Talking to BSS, the former national kabaddi player informed that fifty talented girls have been selected from the Festival of Youth 2025 and they need long-term training to make them prepare to take the country’s kabaddi forward.

“Long-term training is essential for our players to take the kababddi ahead. You know our kabaddi team has limited players. If the selected players from the Festival of Youth are given long-term training, a good national team can be formed in the future,” said the coach who was a part of the Bangladesh women’s kabaddi team that won the bronze medal at the 2010 Asian Games.

She said it was notable step taken by the interim government to introduce Festival of Youth for the first time in the country and she hoped that if the Festival of Youth continues, talented athletes would come out in future.

The kabaddi coach said the women’s kabaddi team don’t’ get proper training facility and cannot make proper physical activities. As the federation has also limited budget, so the girls don’t get good quality of training and deprived of playing practice matches abroad.

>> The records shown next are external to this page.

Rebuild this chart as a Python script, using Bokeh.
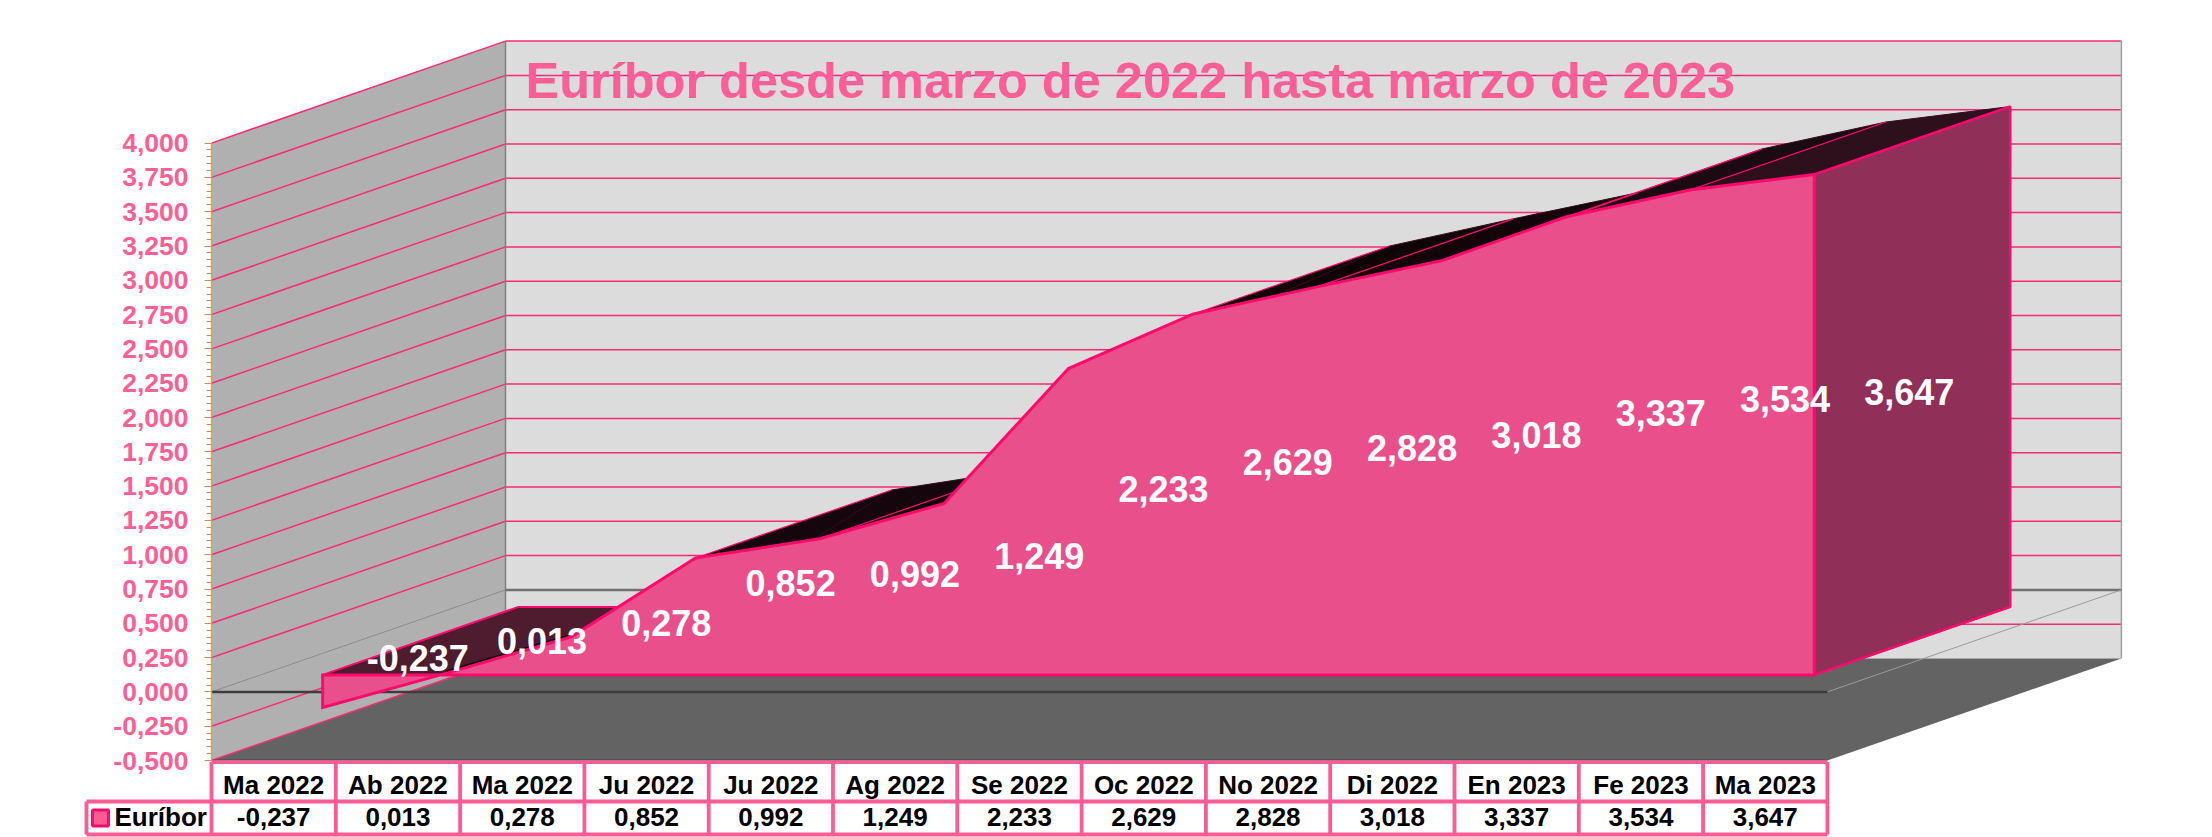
from bokeh.plotting import figure
from bokeh.layouts import column
from bokeh.models import Range1d, FixedTicker, LinearAxis
from bokeh.core.properties import value
from bokeh.embed import file_html
from bokeh.resources import INLINE

categories = ["Ma 2022", "Ab 2022", "Ma 2022", "Ju 2022", "Ju 2022", "Ag 2022", "Se 2022",
              "Oc 2022", "No 2022", "Di 2022", "En 2023", "Fe 2023", "Ma 2023"]
euribor = [-0.237, 0.013, 0.278, 0.852, 0.992, 1.249, 2.233, 2.629, 2.828, 3.018, 3.337, 3.534, 3.647]
series_name = "Euríbor"
title_text = "Euríbor desde marzo de 2022 hasta marzo de 2023"
ticks = [-0.5, -0.25, 0, 0.25, 0.5, 0.75, 1, 1.25, 1.5, 1.75, 2, 2.25, 2.5, 2.75, 3, 3.25, 3.5, 3.75, 4]
top_face_colors = ["#4e1c2e", "#3c1224", "#2a0a18", "#14060c", "#100408", "#100408", "#100408",
                   "#0e0408", "#120408", "#1a0810", "#1c0a12", "#2e101c"]


def comma(v):
    return f"{v:.3f}".replace(".", ",")


value_labels = [comma(v) for v in euribor]

FONT = value("Liberation Sans")
PINK_TEXT = "#fb5f95"
PINK_LINE = "#ff0a6c"
PINK_GRID = "#fa2a75"
TABLE_LINE = "#fb5c94"

# layout of the projection (page pixels)
PX_LEFT, PX_BOTTOM = 211.0, 760.0
CAT_W, UNIT_H = 124.3, 137.2
PAGE_W, TOP_H, TABLE_H = 2212, 760, 77
AXIS_ROOM = 25             # room under the frame for the lowest tick label
DEPTH_X = 294.0 / CAT_W    # category units per full depth
DEPTH_Y = 102.0 / UNIT_H   # value units per full depth
D_FRONT, D_BACK, D_MID = 1 / 6, 5 / 6, 0.49
N = len(categories)


def pr(cat, val, d=0.0):
    return cat + d * DEPTH_X, val + d * DEPTH_Y


def poly(points):
    xs, ys = zip(*[pr(*pt) for pt in points])
    return list(xs), list(ys)


def seg(a, b):
    return poly([a, b])


p = figure(width=PAGE_W, height=TOP_H + AXIS_ROOM, output_backend="svg", toolbar_location=None,
           min_border_left=int(PX_LEFT), min_border_right=0, min_border_top=0, min_border_bottom=AXIS_ROOM,
           x_range=Range1d(0, (PAGE_W - PX_LEFT) / CAT_W),
           y_range=Range1d(-0.5, -0.5 + TOP_H / UNIT_H),
           x_axis_location=None, y_axis_location=None, outline_line_color=None,
           background_fill_color="white", border_fill_color="white")
p.grid.visible = False
p.frame_align = False

vmin, vmax = ticks[0], ticks[-1]
# walls and floor
x, y = poly([(0, vmin, 0), (0, vmin, 1), (0, vmax, 1), (0, vmax, 0)])
p.patch(x, y, fill_color="#b0b0b0", line_color=None)
x, y = poly([(0, vmin, 1), (N, vmin, 1), (N, vmax, 1), (0, vmax, 1)])
p.patch(x, y, fill_color="#dcdcdc", line_color=None)
x, y = poly([(0, vmin, 0), (N, vmin, 0), (N, vmin, 1), (0, vmin, 1)])
p.patch(x, y, fill_color="#636363", line_color=None)

# grid lines
grid_x, grid_y = [], []
for t in ticks:
    if t == 0:
        continue
    a, b = seg((0, t, 0), (0, t, 1))
    grid_x.append(a); grid_y.append(b)
    if t != vmin:
        a, b = seg((0, t, 1), (N, t, 1))
        grid_x.append(a); grid_y.append(b)
p.multi_line(grid_x, grid_y, line_color=PINK_GRID, line_width=1.5)

# wall edges and zero plane
for a, b, c, w in [((0, vmin, 1), (0, vmax, 1), "#808080", 1.5),
                   ((N, vmin, 1), (N, vmax, 1), "#a0a0a0", 1.5),
                   ((0, 0, 1), (N, 0, 1), "#707070", 2.5),
                   ((0, 0, 0), (0, 0, 1), "#8c8c8c", 1),
                   ((N, 0, 0), (N, 0, 1), "#9a9a9a", 1),
                   ((0, vmin, 0), (N, vmin, 0), "#303030", 1.5),
                   ((0, 0, 0), (N, 0, 0), "#3c3c3c", 2.5)]:
    sx, sy = seg(a, b)
    p.line(sx, sy, line_color=c, line_width=w)

# area: top faces
cats = [i + 0.5 for i in range(N)]
top_x, top_y = [], []
for i in range(N - 1):
    a, b = poly([(cats[i], euribor[i], D_FRONT), (cats[i + 1], euribor[i + 1], D_FRONT),
                 (cats[i + 1], euribor[i + 1], D_BACK), (cats[i], euribor[i], D_BACK)])
    top_x.append(a); top_y.append(b)
p.patches(top_x, top_y, fill_color=top_face_colors, line_color=None)

# back edge of the top faces
bx, by = poly([(c, v, D_BACK) for c, v in zip(cats, euribor)])
p.line(bx, by, line_color="#3a0a1e", line_width=1)

# depth edges across the top faces
depth_x, depth_y = [], []
for i in range(N):
    a, b = seg((cats[i], euribor[i], D_FRONT), (cats[i], euribor[i], D_BACK))
    depth_x.append(a); depth_y.append(b)
p.multi_line(depth_x, depth_y, line_color=PINK_LINE, line_width=1.2)

# base of the area
x, y = poly([(cats[0], 0, D_FRONT), (cats[-1], 0, D_FRONT), (cats[-1], 0, D_BACK), (cats[0], 0, D_BACK)])
p.patch(x, y, fill_color=top_face_colors[0], line_color=PINK_LINE, line_width=2)

# dark sliver just above the rising front edge
sx, sy = poly([(cats[i], euribor[i], D_FRONT) for i in (1, 2)])
p.line(sx, sy, line_color="#0c0206", line_width=6)

# right end
x, y = poly([(cats[-1], 0, D_FRONT), (cats[-1], euribor[-1], D_FRONT),
             (cats[-1], euribor[-1], D_BACK), (cats[-1], 0, D_BACK)])
p.patch(x, y, fill_color="#903058", line_color=PINK_LINE, line_width=2.5)

# front face
front = [(cats[0], 0, D_FRONT)] + [(c, v, D_FRONT) for c, v in zip(cats, euribor)] + [(cats[-1], 0, D_FRONT)]
x, y = poly(front)
p.patch(x, y, fill_color="#e94f8a", line_color=PINK_LINE, line_width=3, line_join="miter")

# data labels
lx, ly = zip(*[pr(c, v / 2, D_MID) for c, v in zip(cats, euribor)])
p.text(list(lx), list(ly), text=value_labels, text_color="white", text_font=FONT, text_font_style="bold",
       text_font_size="36px", text_align="center", text_baseline="middle")

# title
p.text([(525 - PX_LEFT) / CAT_W], [(PX_BOTTOM - 80) / UNIT_H - 0.5], text=[title_text], text_color=PINK_TEXT,
       text_font=FONT, text_font_style="bold", text_font_size="50.5px", text_align="left",
       text_baseline="middle")

# value axis
axis = LinearAxis(ticker=FixedTicker(ticks=ticks, minor_ticks=[-0.5 + i * 0.05 for i in range(91)]),
                  bounds=(vmin, vmax))
axis.major_label_overrides = {float(t): comma(t) for t in ticks}
axis.major_label_text_font = "Liberation Sans"
axis.major_label_text_font_style = "bold"
axis.major_label_text_font_size = "26.5px"
axis.major_label_text_color = PINK_TEXT
axis.major_label_standoff = 16
axis.axis_line_color = "#e8a040"
axis.axis_line_width = 1.5
axis.major_tick_line_color = "#c89050"
axis.minor_tick_line_color = "#c89050"
axis.major_tick_in = 0
axis.minor_tick_in = 0
axis.major_tick_out = 7
axis.minor_tick_out = 5
p.add_layout(axis, "left")

# data table under the chart, laid over the room left under the frame
t = figure(width=PAGE_W, height=TABLE_H, output_backend="svg", toolbar_location=None,
           min_border_left=0, min_border_right=0, min_border_top=0, min_border_bottom=0,
           x_range=Range1d(-PX_LEFT / CAT_W, (PAGE_W - PX_LEFT) / CAT_W),
           y_range=Range1d(PX_BOTTOM + TABLE_H, PX_BOTTOM),
           x_axis_location=None, y_axis_location=None, outline_line_color=None,
           background_fill_color=None, border_fill_color=None, margin=(-AXIS_ROOM, 0, 0, 0))
t.grid.visible = False
t.frame_align = False

ROW0, ROW1, ROW2 = 761.5, 801.0, 834.0
LEFT = (86 - PX_LEFT) / CAT_W
lines_x = [[0, N], [LEFT, N], [LEFT, N], [LEFT, LEFT]] + [[k, k] for k in range(N + 1)]
lines_y = [[ROW0, ROW0], [ROW1, ROW1], [ROW2, ROW2], [ROW1, ROW2]] + [[ROW0, ROW2]] * (N + 1)
t.multi_line(lines_x, lines_y, line_color=TABLE_LINE, line_width=3.8)

t.text(cats, [784.5] * N, text=categories, text_color="black", text_font=FONT, text_font_style="bold",
       text_font_size="26px", text_align="center", text_baseline="middle")
t.text(cats, [816.5] * N, text=value_labels, text_color="black", text_font=FONT, text_font_style="bold",
       text_font_size="26px", text_align="center", text_baseline="middle")
t.quad(left=[(92 - PX_LEFT) / CAT_W], right=[(108 - PX_LEFT) / CAT_W], top=[809.5], bottom=[825.5],
       fill_color="#fb5c94", line_color="#ff0a6c", line_width=3)
t.text([(114 - PX_LEFT) / CAT_W], [816.5], text=[series_name], text_color="black", text_font=FONT,
       text_font_style="bold", text_font_size="26px", text_align="left", text_baseline="middle")

layout = column(p, t, spacing=0)
open("out.html", "w").write(file_html(layout, INLINE))
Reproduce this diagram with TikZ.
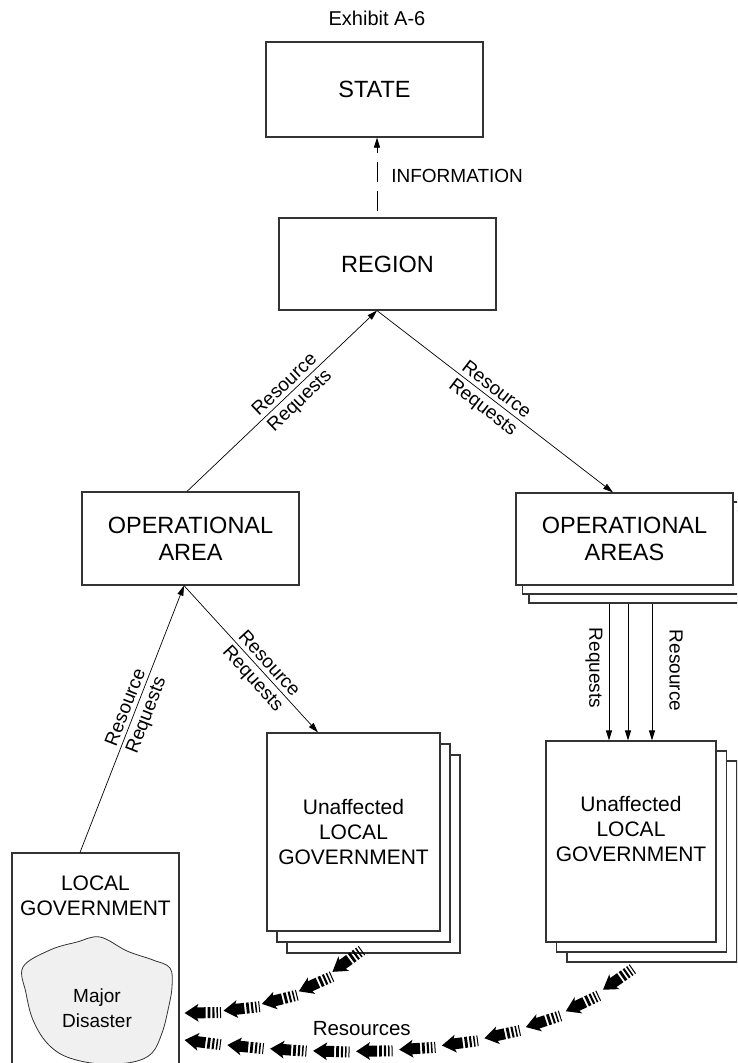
\documentclass[tikz,border=0pt]{standalone}
\usepackage{fontspec}
\setmainfont{Liberation Sans}
\usetikzlibrary{arrows.meta,shadows,decorations.markings}

% one striped fat arrow of the resource flow, tip at the origin
\newcommand{\fatpiece}{%
  \fill (0,0) -- (14,9) -- (12.5,5.5) -- (21,5.5) -- (21,-5.5) -- (12.5,-5.5) -- (14,-9) -- cycle;
  \fill (23,-5.5) rectangle (25.8,5.5);
  \fill (27.8,-5.5) rectangle (29.9,5.5);
  \fill (31.9,-5.5) rectangle (33.4,5.5);
  \fill (35.4,-5.5) rectangle (36.4,5.5);
}

\tikzset{
  box/.style={draw=black!80, line width=1.2pt, fill=white, minimum width=217pt,
    minimum height=92pt, align=center, font=\fontsize{23.5}{27}\selectfont},
  lgbox/.style={box, font=\fontsize{21}{25}\selectfont},
  arr/.style={-{Triangle[length=10pt,width=6pt]}, line width=0.7pt},
  lbl/.style={font=\fontsize{19}{25}\selectfont, inner sep=1pt},
  reqlbl/.style={lbl, sloped, inner sep=4pt},
  infodash/.style={dash pattern=on 20pt off 9pt, dash phase=23pt},
  resflow/.style 2 args={decoration={markings,
      mark=between positions 0 and #1 step #2 with {\fatpiece}},
    postaction={decorate}},
}

\begin{document}
\begin{tikzpicture}[x=1pt, y=-1pt]
    \useasboundingbox (0,0) rectangle (737,1063);
    \clip (0,0) rectangle (737,1063);

    \node[font=\fontsize{20}{24}\selectfont] (title) at (377,18) {Exhibit A-6};

    % boxes
    \node[box, minimum height=95pt] (state) at (374.5,89.5) {STATE};
    \node[box] (region) at (387.5,264) {REGION};
    \node[box, minimum height=93pt] (oparea) at (190.5,538.5) {OPERATIONAL\\AREA};
    \node[box, double copy shadow={shadow xshift=6.5pt, shadow yshift=-9pt}] (opareas) at (624.5,539) {OPERATIONAL\\AREAS};
    \node[lgbox, minimum width=173pt, minimum height=198pt,
      double copy shadow={shadow xshift=10pt, shadow yshift=-11pt}] (unaffl) at (353.5,832) {Unaffected\\LOCAL\\GOVERNMENT};
    \node[lgbox, minimum width=170pt, minimum height=201pt,
      double copy shadow={shadow xshift=10.5pt, shadow yshift=-10pt}] (unaffr) at (631,841.5) {};
    \node[align=center, font=\fontsize{21}{25}\selectfont] (unaffrtext) at ([yshift=13pt]unaffr.center) {Unaffected\\LOCAL\\GOVERNMENT};
    \node[lgbox, minimum width=167pt, minimum height=227pt] (locgov) at (95.5,966.5) {};
    \node[align=center, font=\fontsize{21}{25}\selectfont] (locgovtext) at (95.5,895.5) {LOCAL\\GOVERNMENT};

    % the disaster area
    \draw[black!80, line width=0.8pt, fill=black!6] plot[smooth cycle, tension=0.6] coordinates {
      (23,967) (50,950) (77,942) (100,937) (127,951) (153,960) (170,968) (172,987)
      (168,1010) (162,1033) (152,1053) (133,1062) (100,1064) (67,1057) (47,1043)
      (33,1020) (26,993)};
    \node[lbl, align=center] (disaster) at (97,1008) {Major\\Disaster};

    % information and requests
    \coordinate (rtop) at ([xshift=-10.5pt]region.north);
    \coordinate (rbot) at ([xshift=-10.5pt]region.south);
    \draw[arr, infodash] (rtop) -- node[lbl, pos=0.52, right=13pt] (info) {INFORMATION} (rtop |- state.south);

    \draw[arr] ([xshift=-3.5pt]oparea.north) --
      node[reqlbl, above, pos=0.55] (reqa1) {Resource}
      node[reqlbl, below, pos=0.55] (reqa2) {Requests} (rbot);
    \draw[arr] (rbot) --
      node[reqlbl, above, pos=0.48] (reqb1) {Resource}
      node[reqlbl, below, pos=0.48] (reqb2) {Requests} ([xshift=-11.5pt]opareas.north);
    \draw[arr] ([xshift=-15.5pt]locgov.north) --
      node[reqlbl, above, pos=0.53] (reqc1) {Resource}
      node[reqlbl, below, pos=0.53] (reqc2) {Requests} ([xshift=-6.5pt]oparea.south);
    \draw[arr] ([xshift=-6.5pt]oparea.south) --
      node[reqlbl, above, pos=0.58] (reqd1) {Resource}
      node[reqlbl, below, pos=0.58] (reqd2) {Requests} ([xshift=-35.5pt]unaffl.north);

    \coordinate (q1) at ([xshift=-15.5pt, yshift=-18pt]opareas.south);
    \coordinate (q2) at ([xshift=3.5pt, yshift=-18pt]opareas.south);
    \coordinate (q3) at ([xshift=27.5pt, yshift=-18pt]opareas.south);
    \draw[arr] (q1) -- node[lbl, pos=0.47, xshift=-15pt, rotate=-90] (reqe2) {Requests} (q1 |- unaffr.north);
    \draw[arr] (q2) -- (q2 |- unaffr.north);
    \draw[arr] (q3) -- node[lbl, pos=0.49, xshift=24pt, rotate=-90] (reqe1) {Resource} (q3 |- unaffr.north);

    % resources flowing back
    \path[resflow={160pt}{39pt}] ([xshift=5pt, yshift=-46.5pt]locgov.east)
      .. controls (260,1012) and (320,993) .. ([xshift=8.5pt, yshift=-13pt]unaffl.south);
    \path[resflow={435pt}{43pt}] ([xshift=5pt, yshift=-73.5pt]locgov.east)
      .. controls (400,1068) and (555,1045) .. ([xshift=4pt, yshift=-20pt]unaffr.south)
      node[pos=0.3, above=12pt, font=\fontsize{20.5}{24}\selectfont] (reslbl) {Resources};
\end{tikzpicture}
\end{document}
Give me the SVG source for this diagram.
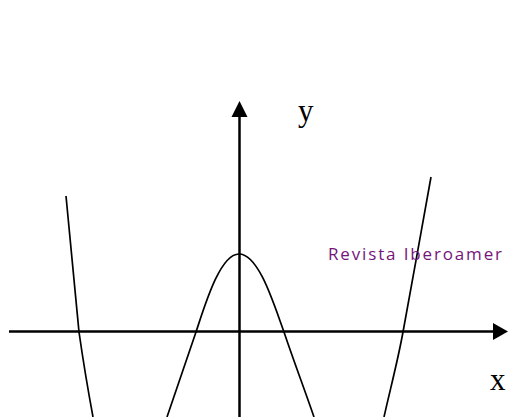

Usually, a team plays practice matches with foreign team before taking part any international tournament abroad but our players don’t get such scope to assess their capability before any big tournament.

Maleka said Bangladesh women’s kabaddi brought many laurels for the country in the past, so to ensure adequate facility in kabaddi the former national player thinks that the government can play an important role to keep this consistency.

The government, for the first time, introduced Festival of Youth 2025 this year. According to the Youth and Sports ministry, at least 2.74 million women and young girls took part in 2,931 sports events and cultural activities across the country.

Of the total, at least 855 were football matches and these games were held in some of the remotest parts of the country. For the first time in the history of Bangladesh so many women have taken part in such a huge number of sports events.